Richard Larsom was listed on the 1805 muster of Norfolk Island. There is no record of how or when he left the island. Neither Richard nor his older brother, William Brooks, travelled with their mother, Ann Brooks, when she left Norfolk with James Morrisby and their five children in 1807 to travel to Van Diemens Land. It is possible that the two brothers went to Port Jackson or signed on a ship.

By January 1813 Richard had arrived in Van Diemens Land, he was a witness at the wedding of Daniel Anderson and Elizabeth McLeod. A few weeks later Richard married Ann, the daughter of Thomas and Ann Kidner in St. David's Church in Hobart. 
Nine children
were born to Richard and Ann Larsom..

In 1817 Richard Larsom cautioned the inhabitants of Hobart against accepting a note of hand for the sum of £9, which he had lost and offered a generous reward to anyone who brought it to him.
The following year he was made a constable at Pittwater (Sorell). He was dismissed for fraud and his family returned to Hobart. In 1828 Richard and Ann were living at Sorell on their 40 acre grant, but by 1830 they had taken up land at Pipe Clay Lagoon (Cremorne).

"The True Colonist of 25th September 1835 reported:
"An incident has occurred near the residence of Mr. R. Larson in Muddy Plains. His daughter saw an object in the water which Mr. Larson was able to identify as a type of seal, because he was a seal catcher. He and Mr. William Cooley, who was staying at his residence, armed themselves with garden hoes and attacked the animal.
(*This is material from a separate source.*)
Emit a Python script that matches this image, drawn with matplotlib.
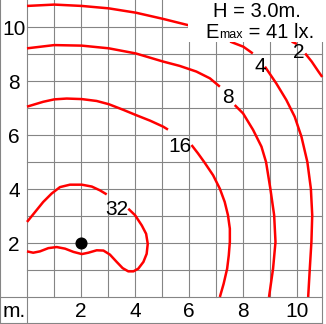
import matplotlib
matplotlib.use("Agg")
import matplotlib.pyplot as plt
from matplotlib.patches import Rectangle

plt.rcParams["font.family"] = ["Liberation Sans", "DejaVu Sans"]

RED = "#ff0000"
GRID = "#858585"

# iso-lux curves (x, y in m); each curve is a list of segments,
# broken where the level label sits
curve_32 = [
    [(0.0, 2.78), (0.30, 3.15), (0.60, 3.52), (0.91, 3.83), (1.22, 4.07),
     (1.59, 4.16), (2.03, 4.16), (2.40, 4.09), (2.70, 3.95), (2.95, 3.80)],
    [(3.75, 3.27), (4.00, 3.03), (4.25, 2.65), (4.41, 2.34), (4.47, 1.97),
     (4.43, 1.60), (4.31, 1.30), (4.12, 1.05), (3.94, 0.95), (3.75, 0.95),
     (3.54, 1.07), (3.32, 1.30), (3.07, 1.57), (2.83, 1.72), (2.58, 1.73),
     (2.27, 1.64), (2.03, 1.59), (1.72, 1.67), (1.41, 1.79), (1.10, 1.85),
     (0.79, 1.81), (0.48, 1.69), (0.23, 1.64), (0.0, 1.69)],
]
curve_16 = [
    [(0.0, 7.05), (0.60, 7.23), (1.01, 7.32), (1.47, 7.35), (2.03, 7.33),
     (2.58, 7.26), (3.03, 7.14), (3.57, 6.93), (4.03, 6.74), (4.56, 6.53),
     (5.04, 6.31), (5.22, 6.20)],
    [(6.09, 5.63), (6.33, 5.32), (6.56, 5.00), (6.89, 4.51), (7.14, 4.01),
     (7.32, 3.52), (7.44, 3.03), (7.51, 2.53), (7.51, 2.04), (7.47, 1.54),
     (7.41, 1.05), (7.28, 0.49), (7.14, 0.0)],
]
curve_8 = [
    [(0.0, 9.21), (1.01, 9.33), (2.03, 9.31), (3.03, 9.21), (4.03, 9.02),
     (5.04, 8.72), (5.65, 8.56), (6.27, 8.35), (6.77, 8.10), (7.14, 7.79)],
    [(7.69, 7.11), (8.00, 6.80), (8.37, 6.19), (8.68, 5.57), (8.85, 5.00),
     (9.01, 4.01), (9.15, 3.03), (9.20, 2.04), (9.11, 1.05), (8.96, 0.0)],
]
curve_4 = [
    [(0.0, 10.78), (1.01, 10.83), (2.03, 10.78), (3.03, 10.69),
     (4.03, 10.53), (5.04, 10.30), (6.0, 10.06)],
    [(7.52, 9.46), (8.01, 9.27), (8.36, 9.02)],
    [(8.81, 8.53), (9.23, 7.91), (9.60, 7.30), (9.91, 6.68), (10.16, 5.94),
     (10.38, 5.00), (10.51, 4.01), (10.56, 3.03), (10.53, 2.04),
     (10.47, 1.05), (10.41, 0.0)],
]
curve_2 = [
    [(9.80, 9.46), (9.99, 9.37)],
    [(10.30, 9.02), (10.54, 8.72), (10.79, 8.35), (10.93, 8.15)],
]
curves = [curve_2, curve_4, curve_8, curve_16, curve_32]

level_text = ["2", "4", "8", "16", "32"]
level_x = [10.07, 8.62, 7.44, 5.67, 3.31]
level_y = [8.85, 8.33, 7.19, 5.37, 3.04]   # baselines

luminaire_x = [2.0]
luminaire_y = [2.0]

tick_vals = [2, 4, 6, 8, 10]

fig = plt.figure(figsize=(3.26, 3.24), dpi=100)
ax = fig.add_axes([0, 0, 1, 1])
ax.set_xlim(-1.0, 11.07)
ax.set_ylim(-1.0, 11.0)
ax.axis("off")

X_END = 10.93

# grid — x=0 and y=0 run through the label strips
for xv in range(0, 11):
    ax.plot([xv, xv], [-1.0 if xv == 0 else 0.0, 11.0], color=GRID, lw=0.8, zorder=1)
for yv in range(0, 11):
    ax.plot([-1.0 if yv == 0 else 0.0, X_END], [yv, yv], color=GRID, lw=0.8, zorder=1)
# outer frame
ax.plot([-0.985, -0.985], [-1.0, 11.0], color=GRID, lw=0.8, zorder=1)
ax.plot([-1.0, X_END], [-0.975, -0.975], color=GRID, lw=0.8, zorder=1)
ax.plot([X_END, X_END], [-1.0, 11.0], color=GRID, lw=0.8, zorder=1)

for curve in curves:
    for seg in curve:
        xs = [p[0] for p in seg]
        ys = [p[1] for p in seg]
        ax.plot(xs, ys, color=RED, lw=1.8, solid_capstyle="butt", zorder=3)

for t, lx, ly in zip(level_text, level_x, level_y):
    ax.text(lx, ly, t, ha="center", va="baseline", fontsize=15, zorder=5)

ax.plot(luminaire_x, luminaire_y, "o", color="black", ms=7.7, zorder=4)

# tick labels
for v in tick_vals:
    ax.text(-0.48, v - 0.28, str(v), ha="center", va="baseline", fontsize=15)
    ax.text(v, -0.73, str(v), ha="center", va="baseline", fontsize=15)
ax.text(-0.48, -0.73, "m.", ha="center", va="baseline", fontsize=15)

# info box, top right
ax.add_patch(Rectangle((5.97, 9.44), X_END - 5.97 + 0.2, 2.0,
                       facecolor="white", edgecolor="none", zorder=4))
ax.text(8.52, 10.38, "H = 3.0m.", ha="center", va="baseline", fontsize=14.5, zorder=6)
t_e = ax.text(6.62, 9.59, "E", ha="left", va="baseline", fontsize=14.5, zorder=6)
t_m = ax.annotate("max", xy=(1, 9.59), xycoords=(t_e, "data"),
                  ha="left", va="baseline", fontsize=9, zorder=6)
ax.annotate(" = 41 lx.", xy=(1, 9.59), xycoords=(t_m, "data"),
            ha="left", va="baseline", fontsize=14.5, zorder=6)

fig.savefig("out.png", dpi=100, facecolor="white")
The animal was a sea elephant, 15 ft. 9ins. long and weighed 400 lbs. A gentleman passer-by was called to help but was scared off when he saw the jaws of the animal."

On the 29th April 1836 the "Colonial" newspaper noted that Richard had a strong team of oxen at Ralphs Bay Neck and would haul boats across on a sledge. The charge was 5/- for a five oared whale boat and larger boats in proportion; luggage was 5/- a load.

The 1842 census shows Richard and Ann living at Ralphs Bay in a completed wooden building known as "Lexington Cottage".

Richard died 15th July 1849 and Ann died five years later, 18th January 1854, both are buried at St. Matthew's Church in Rokeby.